If Customer commits any breach of this Agreement, defaults in any payment, ceases to carry on business, abandons the Equipment, files for bankruptcy, is sequestered, has a Liquidator or Receiver appointed, or if legal process is commenced or levied against Customer in any way, SurgiSTUD may, at its option, without notice, terminate this Agreement, enter upon the place where the Equipment is kept, and take possession of the Equipment. SurgiSTUD’s waiver of any rights under this Agreement shall not be deemed a waiver of any other right of SurgiSTUD. In the case of any breach by Customer resulting in termination of the Agreement, Customer shall pay SurgiSTUD all monies due, or those that would have been due, as if the Agreement had run its full term.

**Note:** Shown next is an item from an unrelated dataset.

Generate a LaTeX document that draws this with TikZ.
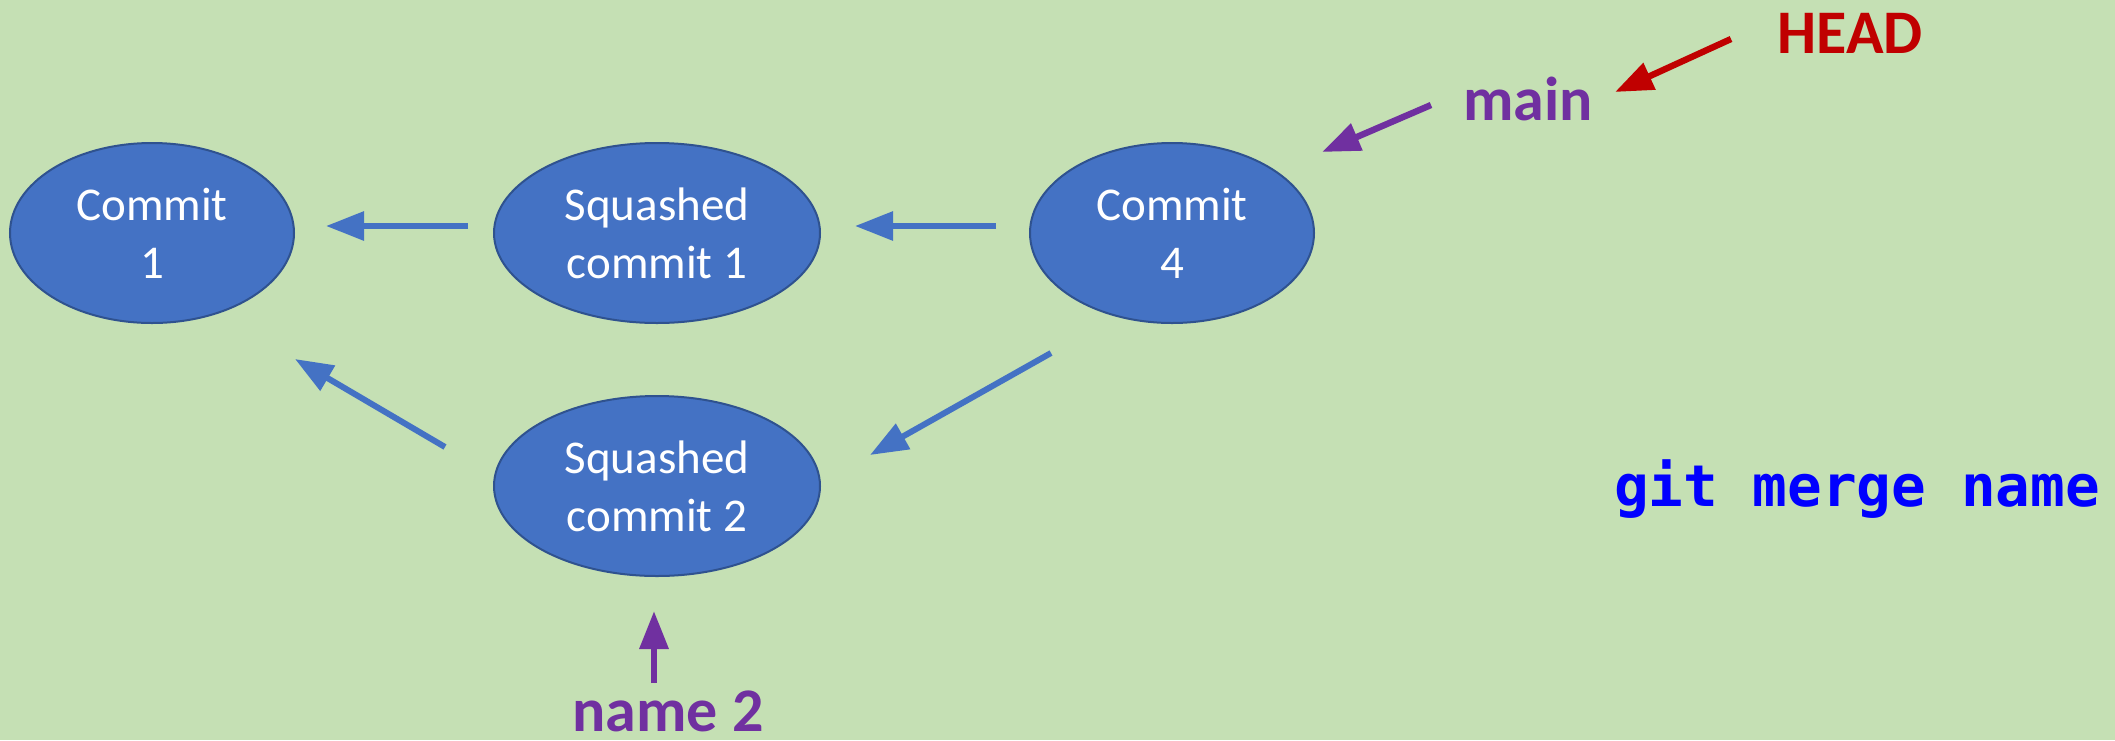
\documentclass[tikz,border=0pt]{standalone}
\usepackage{fontspec}
\setmainfont{Carlito}
\newfontfamily\codefont{DejaVu Sans Mono}
\usetikzlibrary{shapes.geometric,arrows.meta}
\definecolor{bggreen}{HTML}{C5E0B4}
\definecolor{nodeblue}{HTML}{4472C4}
\definecolor{nodeedge}{HTML}{2F528F}
\definecolor{refpurple}{HTML}{7030A0}
\definecolor{headred}{HTML}{C00000}
\definecolor{cmdblue}{HTML}{0000FF}
\begin{document}
\begin{tikzpicture}[x=0.5pt,y=-0.5pt,
  commit/.style={ellipse,draw=nodeedge,line width=1pt,fill=nodeblue,text=white,
    inner sep=0pt,align=center,font=\fontsize{23.5}{29}\selectfont},
  small/.style={minimum width=142pt,minimum height=90pt},
  wide/.style={minimum width=163pt,minimum height=90pt},
  parent/.style={draw=nodeblue,line width=3pt,-{Triangle[length=19pt,width=14pt]}},
  refarrow/.style={line width=3.2pt,-{Triangle[length=19pt,width=14pt]}},
  reflabel/.style={font=\fontsize{31}{37}\selectfont\bfseries,anchor=base,inner sep=0pt}]
% canvas
\fill[bggreen] (0,0) rectangle (2115,740);
\useasboundingbox (0,0) rectangle (2115,740);

% commits
\node[commit,small] (c1) at (152,233) {Commit\\1};
\node[commit,wide]  (s1) at (657,233) {Squashed\\commit 1};
\node[commit,small] (c4) at (1172,233) {Commit\\4};
\node[commit,wide]  (s2) at (657,486) {Squashed\\commit 2};

% labels
\node[reflabel,text=headred]    (head)  at (1850,53)  {HEAD};
\node[reflabel,text=refpurple]  (main)  at (1528,120) {main};
\node[reflabel,text=refpurple]  (name2) at (668,731)  {name 2};
\node[font=\fontsize{28.8}{34}\selectfont\codefont\bfseries,text=cmdblue,anchor=base,inner sep=0pt]
  (cmd) at (1857,506) {git merge name};

% arrow end points
\coordinate (s1c1a) at (468,226); \coordinate (s1c1b) at (326,226);
\coordinate (c4s1a) at (996,226); \coordinate (c4s1b) at (855,226);
\coordinate (s2c1a) at (445,447); \coordinate (s2c1b) at (295,359);
\coordinate (c4s2a) at (1051,353); \coordinate (c4s2b) at (870,455);
\coordinate (maina) at (1431,105); \coordinate (mainb) at (1322,152);
\coordinate (heada) at (1731,39);  \coordinate (headb) at (1615,92);
\coordinate (n2a)   at (654,683);  \coordinate (n2b)   at (654,611);

% parent links
\draw[parent] (s1c1a) -- (s1c1b);
\draw[parent] (c4s1a) -- (c4s1b);
\draw[parent] (s2c1a) -- (s2c1b);
\draw[parent] (c4s2a) -- (c4s2b);

% references
\draw[refarrow,draw=refpurple,fill=refpurple] (maina) -- (mainb);
\draw[refarrow,draw=headred,fill=headred] (heada) -- (headb);
\draw[refarrow,draw=refpurple,fill=refpurple] (n2a) -- (n2b);
\end{tikzpicture}
\end{document}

These Terms and Conditions, together with any additions or revisions which may be agreed to in writing by SurgiSTUD, embody the whole agreement of the parties, and provide the only remedies available. There are no promises, terms, conditions, understandings, obligations, or agreements other than those contained herein, and these Terms and Conditions shall supersede all previous communications, representations, or agreements, either verbal or written, between the Customer and SurgiSTUD. These Terms and Conditions, and any transactions or agreements to which they apply, shall be governed both as to interpretation and performance by the laws of the state of Arizona.
The invalidity or unenforceability, in whole or in part, of any provision, term, or condition hereof, shall not affect in any way the validity or enforceability of the remainder of these Terms and Conditions, the intent of the parties being that the provisions be severable. The section headings of these Terms and Conditions are intended solely for convenient reference, and shall not define, limit, or affect in any way these Terms and Conditions or their interpretations. No waiver by either party of any provision, term, or condition hereof, or of any obligation of the other party hereunder, shall constitute a waiver of any subsequent breach or other obligation.
SurgiSTUD’s acceptance of this Agreement is strictly conditioned upon the Borrower’s signatory having the requisite authority to legally bind the Borrower to this Agreement. Borrower agrees to furnish any requested documentation in support of this authority prior to SurgiSTUD’s acceptance of this Agreement.